Every chart, Kundli, and Panchang on this site is built from real astronomy, not lookup tables or spun text. This page explains the engine and the standards we follow, so you can trust that the positions and timings here line up with a traditional Indian almanac.
The ephemeris — Swiss Ephemeris (Drik Ganita)
Planetary positions come from the Swiss Ephemeris, the same high-precision astronomical engine used by professional astrology software worldwide. This is the Drik Ganita (observational, "as seen in the sky") method — the modern standard that matches the actual heavens, rather than the older Surya Siddhanta approximations that can drift by a degree or more over the centuries. The Sun, Moon, and planets are computed for your exact moment and place, and the Moon's fast motion is tracked precisely so Tithi, Nakshatra, and Yoga end-times are accurate to within a minute or two.
The ayanamsa — Lahiri (Chitrapaksha)
Vedic astrology is sidereal: it measures the planets against the fixed stars, not the moving equinox. To convert from the tropical zodiac to the sidereal one we apply the Lahiri (Chitrapaksha) ayanamsa — the official ayanamsa of the Indian government's calendar and the one most Panchangs and Vedic astrologers follow. The same Lahiri ayanamsa is used consistently across every tool, from the Kundli Maker to the daily Panchang, so the Lagna, Rashi, and Nakshatra you see here agree with a traditional almanac instead of a Western (tropical) horoscope.

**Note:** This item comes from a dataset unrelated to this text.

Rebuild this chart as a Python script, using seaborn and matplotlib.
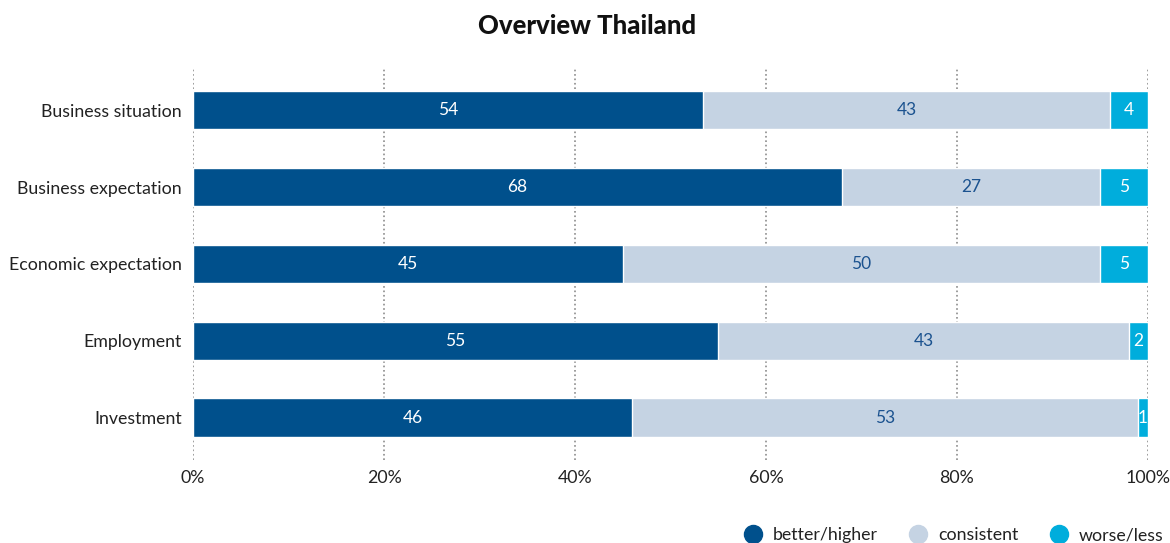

Panchang reckoning — computed at local sunrise
The Hindu day runs from sunrise to sunrise, so the daily Panchang is calculated at the local sunrise for the city you choose. The five limbs follow directly from the true positions of the Moon and Sun: the Tithi from their angular separation, the Nakshatra from the Moon's longitude, the Yoga from their combined longitude, the Karana as the half-Tithi, and the Vara as the weekday. Each shows the moment it gives way to the next. Because all of this is tied to sunrise, the timings genuinely differ from one city to another.
Location and time
Accurate results need an accurate place and time. We use each city's own latitude, longitude, and timezone, and historical daylight-saving (DST) rules are handled automatically, so a birth time in a DST period is interpreted correctly. City coordinates come from a large geographic places database, which is also what powers the city search and "detect my location" features.
What this means for accuracy
In practice, the charts and Panchang here will agree closely with any reputable Drik-based Panchang or astrology program, because they share the same ephemeris and the same Lahiri ayanamsa. Small differences of a minute or two in end-times are normal and come from rounding and the exact sunrise definition used. Two things still depend on you: enter the most exact birth time you can (even ten minutes can change the Lagna, and AM/PM mix-ups are the most common error), and pick your city from the dropdown so the coordinates and timezone are set correctly.
A note on guidance
The astronomy is precise, but astrology is interpretation. Everything here is offered for learning and general guidance, not as a substitute for a personal consultation. For a reading tailored to your full chart, or for confirming a wedding or housewarming muhurat, it is best to speak with a qualified astrologer.